È accaduto proprio quello che tutti temevamo: l’Italia fuori dai Mondiali, fuori per demeriti propri più che per meriti avversari. 180’ non sono bastati per fare gol ad una Svezia che ha messo tutto quello che aveva a disposizione per battere gli azzurri, con ovviamente su tutte la strategia di innervosire i nostri calciatori, riuscita perfettamente.
Troppo furbo per essere sincero
Alla confusione generata dalle scelte tecniche infatti è bastato togliere agli azzurri la tranquillità delle giocate semplici, quelle che hanno colpito tutti i calciatori nell’arco delle due partite. E chi – come De Laurentiis – si aspettava le dimissioni del CT e di Tavecchio negli istanti successivi alla gara di San Siro probabilmente crede di vivere in un altro Paese, perché nel nostro vige la sacra legge dello scaricabarile e non quella della responsabilità oggettiva.
I vertici della Federcalcio prendono tempo, Ventura quasi cede ad un tackle scivolato delle Iene e tutto tace come da tradizione italiana. Tradizione italiana come quella del salto in lungo per scappare dal carro dei perdenti, e poco importa se quel carro l’hai costruito proprio tu. Addirittura il Ministro Lotti dice la sua, parlando di un sistema calcio da rifondare.
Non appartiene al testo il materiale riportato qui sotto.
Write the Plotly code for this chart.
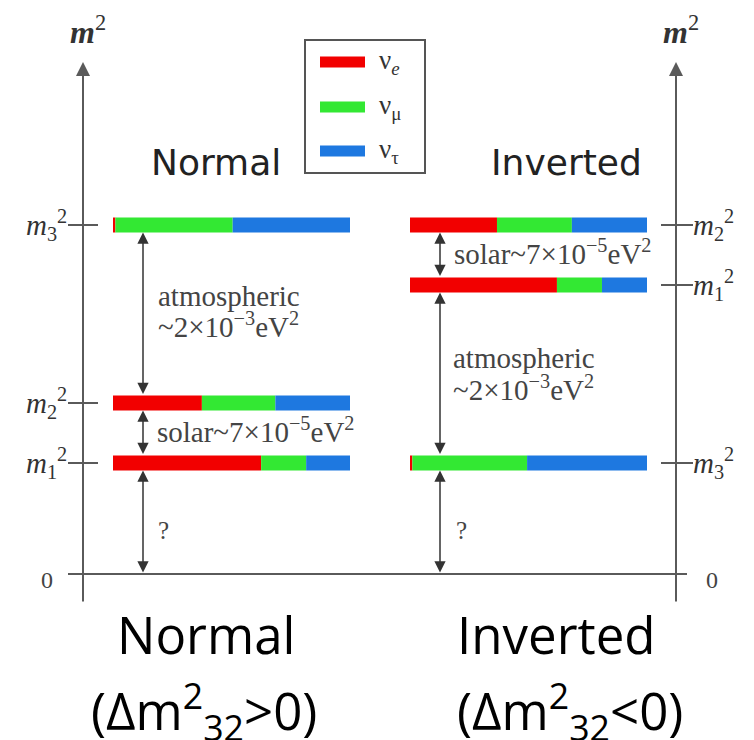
import plotly.graph_objects as go

# ---------------- data ----------------
flavour_names = ["nu_e", "nu_mu", "nu_tau"]
flavour_colors = ["#F20000", "#33E833", "#1E78E0"]
legend_labels = ["ν<sub><i>e</i></sub>", "ν<sub>μ</sub>", "ν<sub>τ</sub>"]

state_labels = ["<i>m</i><sub>1</sub><sup>2</sup>", "<i>m</i><sub>2</sub><sup>2</sup>", "<i>m</i><sub>3</sub><sup>2</sup>"]

# Normal ordering: m1^2, m2^2, m3^2 (arbitrary units) and flavour content
normal_levels = [1.11, 1.71, 3.49]
normal_e = [0.625, 0.375, 0.01]
normal_mu = [0.19, 0.31, 0.495]
normal_tau = [0.185, 0.315, 0.495]

# Inverted ordering: m1^2, m2^2, m3^2
inverted_levels = [2.89, 3.49, 1.11]
inverted_e = [0.62, 0.367, 0.01]
inverted_mu = [0.19, 0.316, 0.484]
inverted_tau = [0.19, 0.317, 0.506]

atm_text = ["atmospheric", "~2×10<sup>−3</sup>eV<sup>2</sup>"]
solar_text = "solar~7×10<sup>−5</sup>eV<sup>2</sup>"
bottom_titles = ["Normal", "Inverted"]
bottom_sub = ["(Δm<sup>2</sup><sub>32</sub>>0)", "(Δm<sup>2</sup><sub>32</sub><0)"]

# ---------------- layout constants ----------------
W, H = 754, 740
PAGE_MARGIN = 8          # default body margin of the html page
ZERO_PX = 574
PX_PER_UNIT = 100.0


def py(p):
    """pixel row (page coordinates) -> data y"""
    return (ZERO_PX - p) / PX_PER_UNIT


BAR_W = 237
BAR_H = 0.15
normal_x0 = 113
inverted_x0 = 410
axis_left_x = 83
axis_right_x = 676
AX_COLOR = "#5a5a5a"
SERIF = "Liberation Serif"

fig = go.Figure()


def add_bars(x0, levels, fr_e, fr_mu, fr_tau):
    fracs = [fr_e, fr_mu, fr_tau]
    cum = [0.0] * len(levels)
    for k in range(3):
        fig.add_trace(go.Bar(
            orientation="h",
            y=levels,
            x=[f * BAR_W for f in fracs[k]],
            base=[x0 + c * BAR_W for c in cum],
            width=BAR_H,
            marker=dict(color=flavour_colors[k], line=dict(width=0)),
            name=flavour_names[k],
            showlegend=False,
            hoverinfo="skip",
        ))
        cum = [c + f for c, f in zip(cum, fracs[k])]


add_bars(normal_x0, normal_levels, normal_e, normal_mu, normal_tau)
add_bars(inverted_x0, inverted_levels, inverted_e, inverted_mu, inverted_tau)

shapes = []
ann = []

# zero line
shapes.append(dict(type="line", xref="x", yref="y", x0=68, x1=687, y0=0, y1=0,
                   line=dict(color=AX_COLOR, width=2)))

# main axes with arrows
for ax_x in (axis_left_x, axis_right_x):
    ann.append(dict(x=ax_x, y=py(62), ax=ax_x, ay=py(603), xref="x", yref="y",
                    axref="x", ayref="y", text="", showarrow=True, arrowhead=2,
                    arrowsize=1.4, arrowwidth=2, arrowcolor=AX_COLOR, standoff=0))

# axis labels m^2 and 0
for cx in (88, 681):
    ann.append(dict(x=cx, y=py(30), text="<i><b>m</b></i><sup>2</sup>", showarrow=False,
                    font=dict(family=SERIF, size=32, color="#333")))
for cx in (47, 712):
    ann.append(dict(x=cx, y=py(580), text="0", showarrow=False,
                    font=dict(family=SERIF, size=24, color="#444")))

# ticks and level labels
lab_font = dict(family=SERIF, size=29, color="#333")
for lev, lab in zip(normal_levels, state_labels):
    shapes.append(dict(type="line", xref="x", yref="y", x0=68, x1=98, y0=lev, y1=lev,
                       line=dict(color=AX_COLOR, width=2)))
    ann.append(dict(x=69, y=lev, xanchor="right", text=lab, showarrow=False, font=lab_font))
for lev, lab in zip(inverted_levels, state_labels):
    shapes.append(dict(type="line", xref="x", yref="y", x0=661, x1=693, y0=lev, y1=lev,
                       line=dict(color=AX_COLOR, width=2)))
    ann.append(dict(x=691, y=lev, xanchor="left", text=lab, showarrow=False, font=lab_font))


# double arrows between levels
def dbl(x, ytop, ybot):
    ann.append(dict(x=x, y=ytop, ax=x, ay=ybot, xref="x", yref="y", axref="x", ayref="y",
                    text="", showarrow=True, arrowside="end+start", arrowhead=2,
                    startarrowhead=2, arrowsize=1.5, startarrowsize=1.5, arrowwidth=1.5,
                    arrowcolor="#333", standoff=0, startstandoff=0))


hb = BAR_H / 2
n1, n2, n3 = normal_levels
dbl(143, n3 - hb, n2 + hb)
dbl(143, n2 - hb, n1 + hb)
dbl(143, n1 - hb, 0)
i1, i2, i3 = inverted_levels
dbl(440, i2 - hb, i1 + hb)
dbl(440, i1 - hb, i3 + hb)
dbl(440, i3 - hb, 0)

# gap texts
gap_font = dict(family=SERIF, size=29, color="#444")
ann.append(dict(x=156, y=py(296), xanchor="left", text=atm_text[0], showarrow=False, font=gap_font))
ann.append(dict(x=156, y=py(325), xanchor="left", text=atm_text[1], showarrow=False, font=gap_font))
ann.append(dict(x=451, y=py(358), xanchor="left", text=atm_text[0], showarrow=False, font=gap_font))
ann.append(dict(x=451, y=py(388), xanchor="left", text=atm_text[1], showarrow=False, font=gap_font))
ann.append(dict(x=155, y=py(430), xanchor="left", text=solar_text, showarrow=False, font=gap_font))
ann.append(dict(x=452, y=py(252), xanchor="left", text=solar_text, showarrow=False, font=gap_font))
for qx in (163, 461):
    ann.append(dict(x=qx, y=py(530), text="?", showarrow=False,
                    font=dict(family=SERIF, size=25, color="#444")))

# scheme titles
title_font = dict(family="DejaVu Sans", size=36, color="#222")
ann.append(dict(x=216, y=py(162), text="Normal", showarrow=False, font=title_font))
ann.append(dict(x=566, y=py(162), text="Inverted", showarrow=False, font=title_font))

# legend box
shapes.append(dict(type="rect", xref="x", yref="y", x0=305, x1=425, y0=py(40), y1=py(173),
                   line=dict(color="#555", width=2), fillcolor="white", layer="below"))
for k, lp in enumerate([62, 107, 151]):
    shapes.append(dict(type="line", xref="x", yref="y", x0=320, x1=365, y0=py(lp), y1=py(lp),
                       line=dict(color=flavour_colors[k], width=11)))
    ann.append(dict(x=377, y=py(lp), xanchor="left", text=legend_labels[k], showarrow=False,
                    font=dict(family=SERIF, size=27, color="#333")))

# bottom captions
bfont = dict(family="Open Sans", size=51, color="black")
ann.append(dict(x=206, y=py(634), text=bottom_titles[0], showarrow=False, font=bfont))
ann.append(dict(x=455, y=py(634), xanchor="left", text=bottom_titles[1], showarrow=False, font=bfont))
ann.append(dict(x=204, y=py(711), text=bottom_sub[0], showarrow=False, font=bfont))
ann.append(dict(x=455, y=py(711), xanchor="left", text=bottom_sub[1], showarrow=False, font=bfont))

fig.update_layout(
    width=W - PAGE_MARGIN, height=H - PAGE_MARGIN,
    margin=dict(l=0, r=0, t=0, b=0),
    paper_bgcolor="white", plot_bgcolor="white",
    barmode="overlay",
    showlegend=False,
    shapes=shapes,
    annotations=ann,
    xaxis=dict(range=[PAGE_MARGIN, W], visible=False, fixedrange=True),
    yaxis=dict(range=[py(H), py(PAGE_MARGIN)], visible=False, fixedrange=True),
)

fig.write_html("out.html")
Lo stesso sistema in cui non riesce a far eleggere un Presidente di Lega condiviso e riformare una legge seria sugli stadi ed i diritti TV. Per evitare brutte figure, basterebbe lasciare la propaganda politica fuori dalla passione pallonara, soprattutto se hai le mani sporche di fallimento.
Tu t’e scurdat ‘e me
Per valutare il lavoro di un allenatore è scontato iniziare dai risultati raggiunti (oppure no), ma per raggiungere una completezza di pensiero bisogna ragionare anche sul percorso intrapreso e sulle scelte fatte in due anni di gestione. Ventura appena arrivato ha voluto subito chiarire che avrebbe tenuto in considerazione tutti senza pregiudizi, pensando agli stage come serbatoi da cui attingere elementi utili alla causa. E l’idea, così com’è stata pensata, non poteva che animare positivamente chi già da tempo parlava di nuovo ciclo e campioni da svezzare. Ma la teoria si sa, non sempre coincide con la pratica.
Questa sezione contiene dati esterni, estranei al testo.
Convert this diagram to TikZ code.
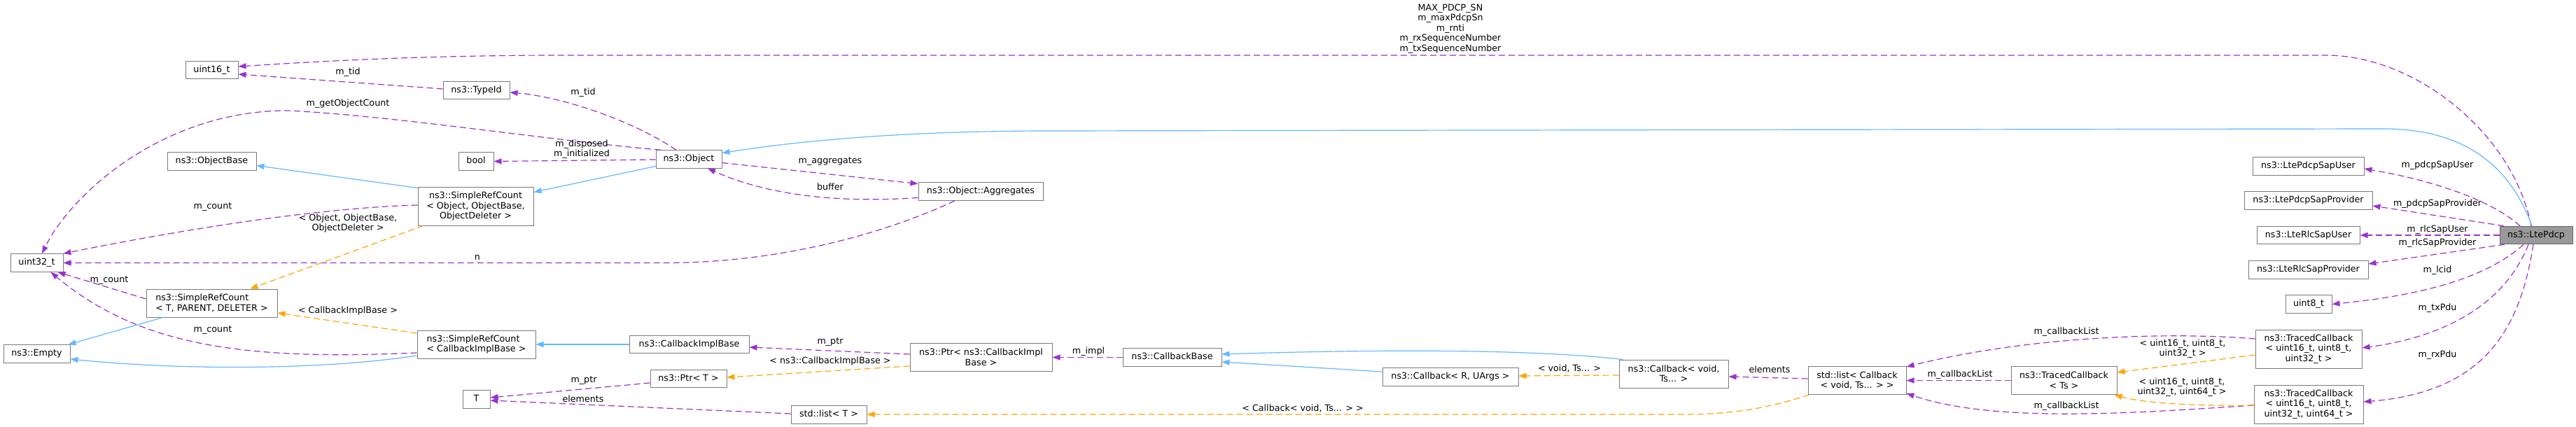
\documentclass[tikz,border=0pt]{standalone}
\usepackage{fontspec}
\setmainfont{DejaVu Sans}
\usetikzlibrary{arrows.meta,positioning}

\definecolor{usecol}{HTML}{9A32CD}
\definecolor{inhcol}{HTML}{63B8FF}
\definecolor{tplcol}{HTML}{FFA500}
\definecolor{boxcol}{HTML}{7A7A7A}
\definecolor{rootcol}{HTML}{999999}

\tikzset{
  cls/.style={draw=boxcol, line width=1pt, fill=white, inner sep=0pt, minimum height=25.5pt, text height=9.3pt, text depth=3pt},
  clsm/.style={draw=boxcol, line width=1pt, fill=white, inner sep=0pt, align=center},
  lbl/.style={inner sep=0pt, align=center},
  usage/.style={draw=usecol, line width=1.2pt, dash pattern=on 9pt off 5pt, -{Triangle[length=11pt,width=8pt]}},
  inherit/.style={draw=inhcol, line width=1.2pt, -{Triangle[length=11pt,width=8pt]}},
  templ/.style={draw=tplcol, line width=1.2pt, dash pattern=on 9pt off 5pt, -{Triangle[length=11pt,width=8pt]}},
}

\begin{document}
\begin{tikzpicture}[x=1pt, y=-1pt, font=\fontsize{12.7}{14.5}\selectfont]
\path[fill=white, use as bounding box] (0,0) rectangle (3680,610);

% 左侧基础类
\node[cls, minimum width=75pt] (uint16) at (302.5,100) {uint16\_t};
\node[cls, minimum width=95pt] (typeid) at (680.5,129) {ns3::TypeId};
\node[cls, minimum width=50pt] (bool) at (680,230.5) {bool};
\node[cls, minimum width=127pt] (objbase) at (302.5,230.5) {ns3::ObjectBase};
\node[clsm, minimum width=165pt, minimum height=55pt] (srcobj) at (679.5,294.5) {ns3::SimpleRefCount\\< Object, ObjectBase,\\ObjectDeleter >};
\node[cls, minimum width=75pt] (uint32) at (52.5,375.5) {uint32\_t};
\node[clsm, align=left, minimum width=187pt, minimum height=40pt] (srct) at (302.5,433) {ns3::SimpleRefCount\\< T, PARENT, DELETER >};
\node[cls, minimum width=95pt] (empty) at (52.5,505.5) {ns3::Empty};
\node[clsm, align=left, minimum width=169pt, minimum height=40pt] (srccib) at (680.5,492) {ns3::SimpleRefCount\\< CallbackImplBase >};
\node[cls, minimum width=39pt] (tt) at (680.5,570.5) {T};

% Object与Callback类
\node[cls, minimum width=94pt] (object) at (984,227.5) {ns3::Object};
\node[cls, minimum width=178pt] (aggr) at (1401,273.5) {ns3::Object::Aggregates};
\node[cls, minimum width=171pt] (cib) at (984.5,492) {ns3::CallbackImplBase};
\node[clsm, minimum width=203pt, minimum height=40pt] (ptrcib) at (1401.5,510.5) {ns3::Ptr< ns3::CallbackImpl\\Base >};
\node[cls, minimum width=109pt] (ptrt) at (983.5,541) {ns3::Ptr< T >};
\node[cls, minimum width=108pt] (listt) at (1184,592.5) {std::list< T >};
\node[cls, minimum width=141pt] (cbbase) at (1674.5,510.5) {ns3::CallbackBase};
\node[cls, minimum width=194pt] (cbr) at (2072,538.5) {ns3::Callback< R, UArgs >};
\node[clsm, minimum width=156pt, minimum height=40pt] (cbvoid) at (2391,534) {ns3::Callback< void,\\Ts... >};
\node[clsm, minimum width=140pt, minimum height=40pt] (listcb) at (2653,543.5) {std::list< Callback\\< void, Ts... > >};
\node[clsm, minimum width=151pt, minimum height=40pt] (tcts) at (2948.5,543.5) {ns3::TracedCallback\\< Ts >};

% 右侧成员类
\node[clsm, minimum width=152pt, minimum height=55pt] (tcthree) at (3298,498.5) {ns3::TracedCallback\\< uint16\_t, uint8\_t,\\uint32\_t >};
\node[clsm, minimum width=156pt, minimum height=55pt] (tcfour) at (3298,577.5) {ns3::TracedCallback\\< uint16\_t, uint8\_t,\\uint32\_t, uint64\_t >};
\node[cls, minimum width=159pt] (pdcpuser) at (3297.5,237.5) {ns3::LtePdcpSapUser};
\node[cls, minimum width=183pt] (pdcpprov) at (3297.5,286.5) {ns3::LtePdcpSapProvider};
\node[cls, minimum width=147pt] (rlcuser) at (3297.5,336) {ns3::LteRlcSapUser};
\node[cls, minimum width=171pt] (rlcprov) at (3297.5,385.5) {ns3::LteRlcSapProvider};
\node[cls, minimum width=66pt] (uint8) at (3298,434.5) {uint8\_t};

% LtePdcp类
\node[cls, fill=rootcol, draw=black!60, minimum width=104pt] (pdcp) at (3623,336) {ns3::LtePdcp};

% LtePdcp的成员
\draw[usage] ([xshift=-7pt]pdcp.north) .. controls (3590,190) and (3450,79) .. (3323,79) -- (800,79) .. controls (600,79) and (450,88) .. ([yshift=5pt]uint16.east);
\draw[inherit] ([xshift=-6pt]pdcp.north) .. controls (3580,220) and (3500,183) .. (3400,184) -- (1500,187) .. controls (1300,187) and (1150,200) .. ([yshift=9pt]object.east);
\draw[usage] ([xshift=-23pt]pdcp.north) .. controls (3570,295) and (3500,262) .. ([yshift=-3.5pt]pdcpuser.east);
\draw[usage] ([xshift=-46pt]pdcp.north) -- ([yshift=-7.5pt]pdcpprov.east);
\draw[usage] (pdcp.west) -- (rlcuser.east);
\draw[usage] ([xshift=-45pt]pdcp.south) -- ([yshift=8.5pt]rlcprov.east);
\draw[usage] ([xshift=-18pt]pdcp.south) .. controls (3560,390) and (3480,420) .. (uint8.east);
\draw[usage] ([xshift=-11pt]pdcp.south) .. controls (3580,430) and (3500,480) .. ([yshift=1.5pt]tcthree.east);
\draw[usage] ([xshift=-4pt]pdcp.south) .. controls (3600,470) and (3550,560) .. ([yshift=3.5pt]tcfour.east);

\node[lbl] (lseq) at (2072,41) {MAX\_PDCP\_SN\\m\_maxPdcpSn\\m\_rnti\\m\_rxSequenceNumber\\m\_txSequenceNumber};
\node[lbl] (lpuser) at (3482,236) {m\_pdcpSapUser};
\node[lbl] (lpprov) at (3482,291) {m\_pdcpSapProvider};
\node[lbl] (lruser) at (3482,328) {m\_rlcSapUser};
\node[lbl] (lrprov) at (3482,347) {m\_rlcSapProvider};
\node[lbl] (llcid) at (3482,386) {m\_lcid};
\node[lbl] (ltx) at (3482,440) {m\_txPdu};
\node[lbl] (lrx) at (3482,507) {m\_rxPdu};

% TracedCallback
\draw[usage] ([yshift=14.5pt]tcthree.west) .. controls (3100,474) and (2900,480) .. ([yshift=-1pt]listcb.north east);
\draw[templ] ([yshift=-8.5pt]tcthree.west) -- ([yshift=11.5pt]tcts.east);
\draw[usage] ([yshift=-1.5pt]tcfour.west) .. controls (3050,590) and (2850,605) .. ([yshift=2pt]listcb.south east);
\draw[templ] ([yshift=-1.5pt]tcfour.west) .. controls (3120,580) and (3060,575) .. ([xshift=-4pt]tcts.south east);
\draw[usage] (tcts.west) -- (listcb.east);
\node[lbl] (lcbl1) at (2952,474) {m\_callbackList};
\node[lbl] (lcbl2) at (2800,535) {m\_callbackList};
\node[lbl] (lcbl3) at (2952,580) {m\_callbackList};
\node[lbl] (ltc3) at (3118,498) {< uint16\_t, uint8\_t,\\uint32\_t >};
\node[lbl] (ltc4) at (3117,553) {< uint16\_t, uint8\_t,\\uint32\_t, uint64\_t >};

% Callback
\draw[usage] ([yshift=2.5pt]listcb.west) -- ([yshift=-4pt]cbvoid.east);
\draw[templ] ([xshift=2pt]listcb.south west) .. controls (2520,585) and (2470,592) .. (2400,592) -- ([yshift=0.5pt]listt.east);
\draw[templ] ([yshift=-2pt]cbvoid.west) -- ([yshift=1.5pt]cbr.east);
\draw[inherit] ([xshift=-73pt]cbvoid.north) .. controls (2200,500) and (2000,498) .. ([yshift=4.5pt]cbbase.east);
\draw[inherit] ([yshift=7.5pt]cbr.west) -- ([yshift=-6.5pt]cbbase.east);
\draw[usage] (cbbase.west) -- (ptrcib.east);
\draw[usage] ([yshift=4.5pt]ptrcib.west) -- ([yshift=-4pt]cib.east);
\draw[templ] ([yshift=-12.5pt]ptrcib.west) -- ([yshift=2pt]ptrt.east);
\draw[usage] ([yshift=-6pt]ptrt.west) -- ([yshift=2.5pt]tt.east);
\draw[usage] ([yshift=1.5pt]listt.west) -- ([yshift=-1.5pt]tt.east);
\draw[inherit] (cib.west) -- (srccib.east);
\node[lbl] (lel1) at (2528,528) {elements};
\node[lbl] (lcbt) at (1861,583) {< Callback< void, Ts... > >};
\node[lbl] (lvts) at (2242,526) {< void, Ts... >};
\node[lbl] (limpl) at (1555,502) {m\_impl};
\node[lbl] (lptr1) at (1186,489) {m\_ptr};
\node[lbl] (lcibt) at (1186,516) {< ns3::CallbackImplBase >};
\node[lbl] (lptr2) at (834,544) {m\_ptr};
\node[lbl] (lel2) at (833,570) {elements};

% Object
\draw[usage] ([yshift=-5pt]object.east) -- ([yshift=11pt]aggr.west);
\draw[usage] ([yshift=-9pt]aggr.west) .. controls (1200,290) and (1100,280) .. ([xshift=27pt]object.south);
\draw[usage] ([xshift=-37pt]aggr.south) .. controls (1250,340) and (1100,375.5) .. (950,375.5) -- (uint32.east);
\draw[usage] ([xshift=-18pt]object.north) .. controls (900,170) and (800,138) .. ([yshift=-3pt]typeid.east);
\draw[usage] ([xshift=-40pt]object.north) .. controls (780,200) and (560,165) .. (411,158) .. controls (230,158) and (100,280) .. ([xshift=7.5pt]uint32.north);
\draw[usage] ([yshift=-0.5pt]object.west) -- (bool.east);
\draw[inherit] ([yshift=-10pt]object.west) -- ([yshift=20pt]srcobj.east);
\draw[usage] ([yshift=2pt]typeid.west) -- ([yshift=-6pt]uint16.east);
\node[lbl] (lagg) at (1186,231) {m\_aggregates};
\node[lbl] (lbuf) at (1186,267) {buffer};
\node[lbl] (ln) at (682,368) {n};
\node[lbl] (ltid1) at (833,132) {m\_tid};
\node[lbl] (lgoc) at (497,148) {m\_getObjectCount};
\node[lbl] (ldisp) at (831,213) {m\_disposed\\m\_initialized};
\node[lbl] (ltid2) at (497,103) {m\_tid};

% SimpleRefCount
\draw[inherit] ([yshift=26pt]srcobj.west) -- ([yshift=-6pt]objbase.east);
\draw[usage] ([yshift=1.5pt]srcobj.west) .. controls (450,297) and (250,330) .. (uint32.north east);
\draw[templ] ([xshift=-75pt]srcobj.south) -- ([xshift=55pt]srct.north);
\draw[usage] ([yshift=6pt]srct.west) -- ([xshift=30pt]uint32.south);
\draw[inherit] ([xshift=-70pt]srct.south) -- ([xshift=-3pt]empty.north east);
\draw[templ] ([yshift=16pt]srccib.west) -- ([yshift=-14pt]srct.east);
\draw[usage] ([yshift=-12pt]srccib.west) .. controls (350,515) and (200,495) .. ([xshift=20pt]uint32.south);
\draw[inherit] ([yshift=-16pt]srccib.west) .. controls (450,530) and (250,528) .. ([yshift=-7.5pt]empty.east);
\node[lbl] (lcnt1) at (304,296) {m\_count};
\node[lbl] (lobjt) at (497,319) {< Object, ObjectBase,\\ObjectDeleter >};
\node[lbl] (lcnt2) at (156,401) {m\_count};
\node[lbl] (lcibt2) at (497,444) {< CallbackImplBase >};
\node[lbl] (lcnt3) at (304,472) {m\_count};
\end{tikzpicture}
\end{document}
Infatti, nonostante gli stage siano andati avanti con l’inserimento di molti elementi promettenti, nelle partite decisive ed in gran parte delle qualificazioni, Ventura si è affidato a buona parte del gruppo già a disposizione di Conte due anni prima. Allora tutti si domandano: cos’ha rinnovato in realtà? Niente, risponderanno circa 30 milioni di italiani in coro. Proprio non va giù la scelta di lasciare due dei calciatori più in forma della Serie A (Insigne del Napoli ed El Shaarawy della Roma) in favore di un modulo con due attaccanti che neanche alla Play Station avrebbe scardinato la rocciosa Svezia. Allora quello che chiediamo al prossimo CT è qualcosa di semplice: non dimenticare di far giocare i più bravi, cancellando da questo sistema già contorto le scelte politicamente corrette, perché quelle come abbiamo visto, non portano da nessuna parte.
Cicatrici che bruceranno a lungo
L’eliminazione fa male e ne farà ancora. Ne porteremo addosso i segni per un bel po’, a partire dalle amichevoli che in teoria sarebbero servite a preparare la squadra al Mondiale, fino ovviamente al Mondiale stesso. E poi ancora, per quattro anni, con un Europeo in mezzo che dovrà essere il primo banco di prova della prossima nazionale. Talenti da coltivare, nonostante si dica il contrario, ce ne sono. Certo, mancherà la classe di gente come Totti e Baggio, ma i campioni purtroppo non nascono tutti gli anni. Sarà la nazionale di Insigne, Donnarumma, Caldara, Jorginho, El Shaarawy, Florenzi e Belotti.
Una nazionale che potrebbe vivere periodi di transizione prima di tornare ai vertici del calcio mondiale, ma che con la giusta guida tecnica potrebbe potenzialmente raggiungere risultati che ad oggi sembrano lontanissimi. Adesso ci vuole pazienza e spirito di (ri)organizzazione. Una riforma che preveda l’utilizzo da parte dei club di più calciatori italiani potrebbe essere una soluzione, ma sarebbe sbagliato credere che sia la panacea di tutti i mali. Per rifondare purtroppo niente è meglio di un fragoroso fallimento, e spetterà a chi in questi due anni ha vissuto da comparsa essere protagonista. I reduci di questa spedizione a quel punto guarderanno le proprie cicatrici, ricordando ai più giovani quanto questa nazione abbia bisogno del calcio per continuare a sognare. Ora mettiamoci un punto, e che sia deciso.